In the meantime, the HCA content in well-done meat is about 3.5 times higher than it is in meat that’s medium rare. So you can always choose to go for a little pink in your meat and remove any surface charring before chomping down. Just flip the meat constantly to decrease the formation of cancer-causing chemicals.

And don’t forget!

Avoid processed meats that contain sodium nitrate, choose your meats from grass-fed livestock and select poultry from cage-free birds.

When you put all of these tips together your body will thank you for it.


Knize MG, Felton JS. Formation and human risk of carcinogenic heterocyclic amines formed from natural precursors in meat. Nutr Rev. 2005 May;63(5):158-65.

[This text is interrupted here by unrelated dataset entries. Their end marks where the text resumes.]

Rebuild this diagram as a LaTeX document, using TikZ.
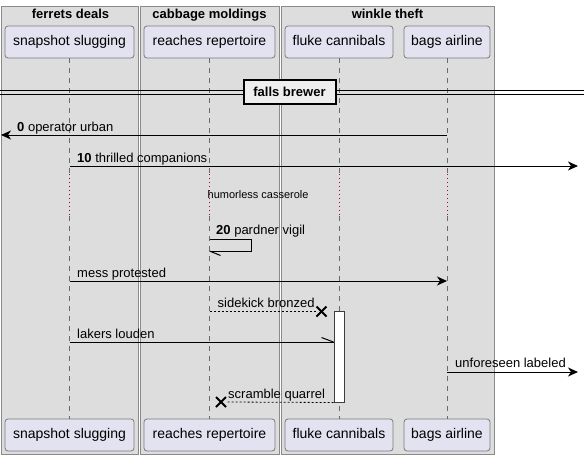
\documentclass[tikz,border=0pt]{standalone}
\usepackage{fontspec}
\setmainfont{Liberation Sans}
\usetikzlibrary{arrows.meta,calc}
\definecolor{grpfill}{HTML}{DDDDDD}
\definecolor{grpline}{HTML}{8A8A8A}
\definecolor{partfill}{HTML}{E2E2F0}
\definecolor{partline}{HTML}{7A7A7A}
\definecolor{lifecol}{HTML}{6A6A6A}
\definecolor{delayred}{HTML}{A80036}
\definecolor{divfill}{HTML}{EEEEEE}
\begin{document}
\begin{tikzpicture}[x=1pt,y=-1pt,
  grp/.style={draw=grpline, fill=grpfill, line width=1pt},
  grptitle/.style={font=\fontsize{13}{15}\selectfont\bfseries, anchor=base, inner sep=0pt},
  part/.style={draw=partline, fill=partfill, rounded corners=3pt, minimum height=32pt, inner sep=0pt, line width=0.8pt, font=\fontsize{14}{16}\selectfont, text height=10pt, text depth=3pt},
  lifeline/.style={draw=lifecol, dash pattern=on 5pt off 5pt, line width=0.8pt},
  delayline/.style={draw=delayred, dash pattern=on 1pt off 3pt, line width=0.8pt},
  msg/.style={draw=black, line width=1pt},
  arr/.style={msg, -{Stealth[length=10pt, width=9pt, inset=3pt]}},
  dmsg/.style={draw=black, line width=0.8pt, dash pattern=on 2pt off 2pt},
  lbl/.style={anchor=base west, inner sep=0pt, font=\fontsize{13}{15}\selectfont},
  smalllbl/.style={anchor=base west, inner sep=0pt, font=\fontsize{11}{13}\selectfont},
  xmark/.style={draw=black, line width=2pt},
  actbox/.style={draw=partline!50!black, fill=white, line width=1pt, minimum width=10pt, inner sep=0pt}
]
\useasboundingbox (0,0) rectangle (584,461);
\fill[white] (0,0) rectangle (584,461);

% groups
\node[grp, minimum width=137pt, minimum height=448pt, inner sep=0pt] (g1) at (69.5,230) {};
\node[grp, minimum width=139pt, minimum height=448pt, inner sep=0pt] (g2) at (209.5,230) {};
\node[grp, minimum width=213pt, minimum height=448pt, inner sep=0pt] (g3) at (387.5,230) {};
\node[grptitle] (g1t) at (70.5,18) {ferrets deals};
\node[grptitle] (g2t) at (209.5,18) {cabbage moldings};
\node[grptitle] (g3t) at (387.5,18) {winkle theft};

% participants
\node[part, minimum width=129pt] (snapT) at (69.5,42) {snapshot slugging};
\node[part, minimum width=131pt] (reachT) at (209.5,42) {reaches repertoire};
\node[part, minimum width=108pt] (flukeT) at (339,42) {fluke cannibals};
\node[part, minimum width=86pt] (bagsT) at (447,42) {bags airline};
\node[part, minimum width=129pt] (snapB) at (69.5,435) {snapshot slugging};
\node[part, minimum width=131pt] (reachB) at (209.5,435) {reaches repertoire};
\node[part, minimum width=108pt] (flukeB) at (339,435) {fluke cannibals};
\node[part, minimum width=86pt] (bagsB) at (447,435) {bags airline};

% lifelines
\foreach \p in {snap,reach,fluke,bags}{
  \draw[lifeline] (\p T.south) -- (\p T.south |- 0,173);
  \draw[delayline] (\p T.south |- 0,174) -- (\p T.south |- 0,215);
  \draw[lifeline] (\p T.south |- 0,216) -- (\p B.north);
}

% divider
\draw[black, line width=1pt] (0,90) -- (584,90);
\draw[black, line width=1pt] (0,94) -- (584,94);
\node[draw=black, line width=2pt, fill=divfill, minimum width=92pt, minimum height=24pt, inner sep=0pt, font=\fontsize{13}{15}\selectfont\bfseries] (div) at (289.5,92) {falls brewer};

% coordinates
\coordinate (leftedge) at (1,135);
\coordinate (rightA) at (578,166);
\coordinate (rightB) at (578,372);

% 0 operator urban
\draw[arr] (bagsT.south |- 0,135) -- (leftedge);
\node[lbl] (l0) at (17,131) {\textbf{0} operator urban};

% 10 thrilled companions
\draw[arr] (snapT.south |- 0,166) -- (rightA);
\node[lbl] (l10) at (77,162) {\textbf{10} thrilled companions};

% delay text
\node[smalllbl] (ldelay) at (207.5,198) {humorless casserole};

% 20 pardner vigil (self)
\draw[msg] (reachT.south |- 0,239) -- (251,239) -- (251,251) -- (reachT.south |- 0,251);
\draw[msg] (reachT.south |- 0,251) -- ++(11,4.5);
\node[lbl] (l20) at (216,234) {\textbf{20} pardner vigil};

% mess protested
\draw[arr] (snapT.south |- 0,281) -- (bagsT.south |- 0,281);
\node[lbl] (lmess) at (77,277) {mess protested};

% activation box
\node[actbox, minimum height=91pt] (act) at (339,356.5) {};

% sidekick bronzed (lost)
\coordinate (x1) at (321.5,311.5);
\draw[dmsg] (reachT.south |- 0,311) -- (316,311);
\draw[xmark] ($(x1)+(-5,-5)$) -- ($(x1)+(5,5)$);
\draw[xmark] ($(x1)+(-5,5)$) -- ($(x1)+(5,-5)$);
\node[lbl] (lside) at (217.5,307) {sidekick bronzed};

% lakers louden
\draw[msg] (snapT.south |- 0,342) -- (act.west |- 0,342);
\draw[msg] (act.west |- 0,342) -- ++(-12,-4.5);
\node[lbl] (llakers) at (77,338) {lakers louden};

% unforeseen labeled
\draw[arr] (bagsT.south |- 0,372) -- (rightB);
\node[lbl] (lunf) at (455,367) {unforeseen labeled};

% scramble quarrel
\coordinate (x2) at (221,402);
\draw[dmsg] (act.south west) -- (226,402);
\draw[xmark] ($(x2)+(-5,-5)$) -- ($(x2)+(5,5)$);
\draw[xmark] ($(x2)+(-5,5)$) -- ($(x2)+(5,-5)$);
\node[lbl] (lscr) at (228,398) {scramble quarrel};
\end{tikzpicture}
\end{document}
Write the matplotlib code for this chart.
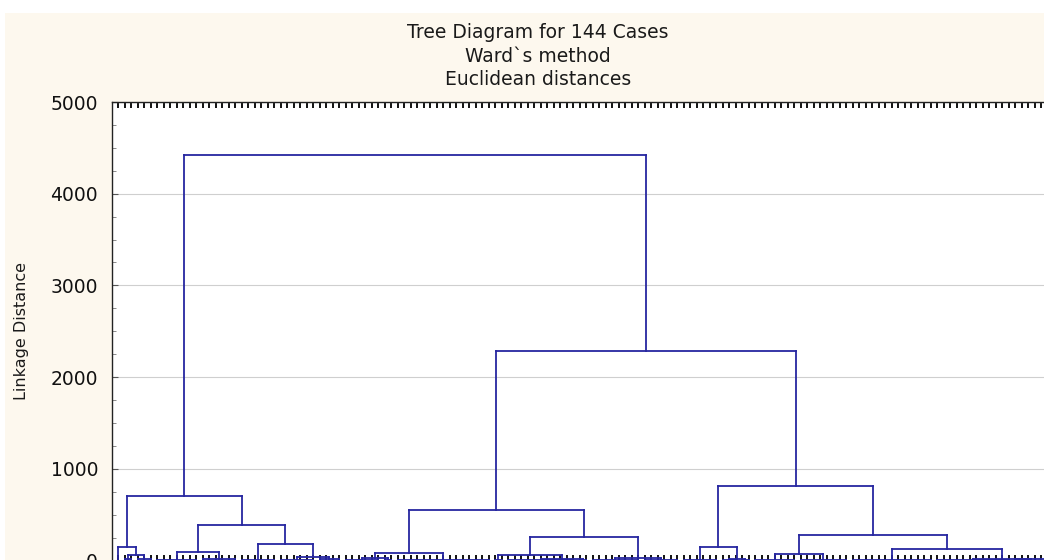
import matplotlib
matplotlib.use("Agg")
import matplotlib.pyplot as plt
from matplotlib.patches import Rectangle
import numpy as np

# ---- data -------------------------------------------------------------
title_lines = ["Tree Diagram for 144 Cases", "Ward`s method", "Euclidean distances"]
y_label = "Linkage Distance"
y_ticks = [0, 1000, 2000, 3000, 4000, 5000]

# leaf groups (left to right): number of cases and their small joining height
group_sizes = [1, 2, 3, 7, 6, 6, 6, 4, 6, 2, 15, 2, 11, 2, 8, 6, 6, 3, 2, 7, 8, 13, 12, 6]
group_heights = [0, 12, 18, 10, 14, 8, 10, 12, 8, 10, 6, 10, 8, 10, 6, 8, 10, 8, 10, 8, 6, 8, 10, 12]

# linkage: ids < 24 are groups, id 24+k is the k-th merge
merge_left = [1, 0, 3, 6, 5, 26, 25, 8, 31, 12, 11, 14, 34, 32, 17, 16, 19, 22, 21, 40, 39, 37, 30]
merge_right = [2, 24, 4, 7, 27, 28, 29, 9, 10, 13, 33, 15, 35, 36, 18, 38, 20, 23, 41, 42, 43, 44, 45]
merge_height = [58, 142, 98, 40, 185, 382, 706, 28, 80, 15, 65, 30, 254, 553, 20, 142, 75, 20, 130, 276, 815, 2288, 4425]

# ---- figure -------------------------------------------------------------
W, H = 1044, 560
fig = plt.figure(figsize=(W / 100, H / 100), dpi=100, facecolor="white")
fig.patches.append(Rectangle((5 / W, 0), 1 - 5 / W, (H - 13) / H,
                             transform=fig.transFigure, facecolor="#fdf8ee",
                             edgecolor="none", zorder=-10))

ax_left, ax_right, ax_top, ax_bot = 112, 1052, 102, 560.5
ax = fig.add_axes([ax_left / W, (H - ax_bot) / H, (ax_right - ax_left) / W, (ax_bot - ax_top) / H])
ax.set_facecolor("white")

n_leaves = sum(group_sizes)
line_col = "#2626a0"
lw = 1.3

segs = []
pos = {}
start = 0
for g, (n, h) in enumerate(zip(group_sizes, group_heights)):
    leaves = np.arange(start, start + n)
    if n == 1:
        pos[g] = (float(leaves[0]), 0.0)
    else:
        for lf in leaves:
            segs.append(([lf, lf], [0, h]))
        segs.append(([leaves[0], leaves[-1]], [h, h]))
        pos[g] = (float(leaves.mean()), float(h))
    start += n

n_groups = len(group_sizes)
for k, (a, b, h) in enumerate(zip(merge_left, merge_right, merge_height)):
    xa, ya = pos[a]
    xb, yb = pos[b]
    segs.append(([xa, xa], [ya, h]))
    segs.append(([xb, xb], [yb, h]))
    segs.append(([xa, xb], [h, h]))
    pos[n_groups + k] = ((xa + xb) / 2, h)

for xs, ys in segs:
    ax.plot(xs, ys, color=line_col, lw=lw, solid_capstyle="projecting", zorder=3)

x0 = (ax_left - 118) / 6.5
x1 = (ax_right - 118) / 6.5
ax.set_xlim(x0, x1)
ax.set_ylim(0, 5000)

ax.set_xticks(np.arange(n_leaves))
ax.tick_params(axis="x", which="major", direction="in", top=True, bottom=True,
               length=4, width=1.4, color="#111111", labelbottom=False, labeltop=False)
ax.set_yticks(y_ticks)
ax.set_yticks(np.arange(0, 5001, 250), minor=True)
ax.tick_params(axis="y", which="major", direction="in", length=4, width=0.8,
               color="#555555", labelsize=13.5, pad=10, labelcolor="#111111")
ax.tick_params(axis="y", which="minor", direction="in", length=3, width=0.6, color="#777777")
for lab in ax.get_yticklabels():
    lab.set_fontfamily("DejaVu Sans")

ax.grid(axis="y", which="major", color="#cfcfcf", lw=0.8, zorder=0)
ax.set_axisbelow(True)
for s in ax.spines.values():
    s.set_color("#222222")
    s.set_linewidth(1.0)

for txt, yc in zip(title_lines, [33, 57, 80]):
    fig.text(538 / W, 1 - yc / H, txt, ha="center", va="center", fontsize=13.5,
             family="DejaVu Sans", color="#1a1a1a")

fig.text(22 / W, 1 - 331 / H, y_label, rotation=90, ha="center", va="center",
         fontsize=11.5, family="DejaVu Sans", color="#1a1a1a")

fig.savefig("out.png", dpi=100, facecolor=fig.get_facecolor())
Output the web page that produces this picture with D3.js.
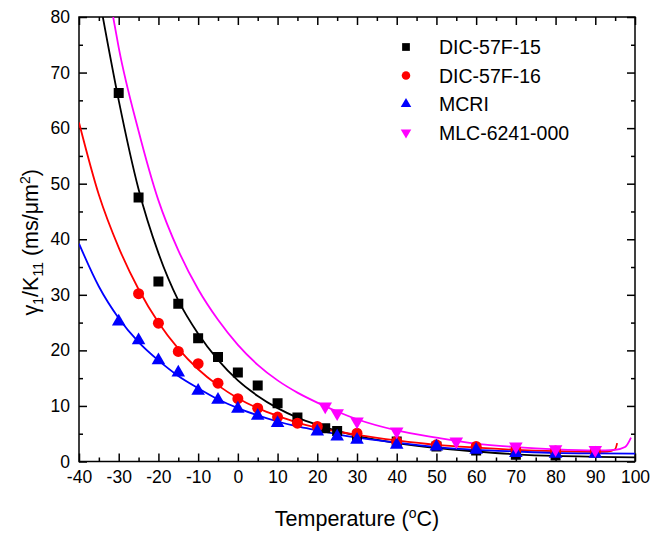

Joshi AD, Corral R, Catsburg C, Lewinger JP, Koo J, John EM, Ingles S, Stern MC. Red meat and poultry, cooking practices, genetic susceptibility and risk of prostate cancer: results from the California Collaborative Prostate Cancer Study. Carcinogenesis, Jul 20, 2012

Zheng W, Gustafson DR, Sinha R, Cerhan JR, Moore D, Hong CP, Anderson KE, Kushi LH, Sellers TA, Folsom AR. Well-done meat intake and the risk of breast cancer. J Natl Cancer Inst. 1998 Nov 18;90(22):1724-9

Felton JS, Fultz E, Dolbeare FA, Knize MG. Reduction of heterocyclic amine mutagens/carcinogens in fried beef patties by microwave pretreatment. Fd. Chem. Toxic., 1994;32:897-903.

Gibis M. Effect of oil marinades with garlic, onion, and lemon juice on the formation of heterocyclic aromatic amines in fried beef patties. J Agric Food Chem. 2007;55(25):10240-10247.

Puangsombat K, Gadgil P, Houser TA, Hunt MC, Smith JS. Occurrence of heterocyclic amines in cooked meat products. Meat Sci. 2012 Mar;90(3):739-46.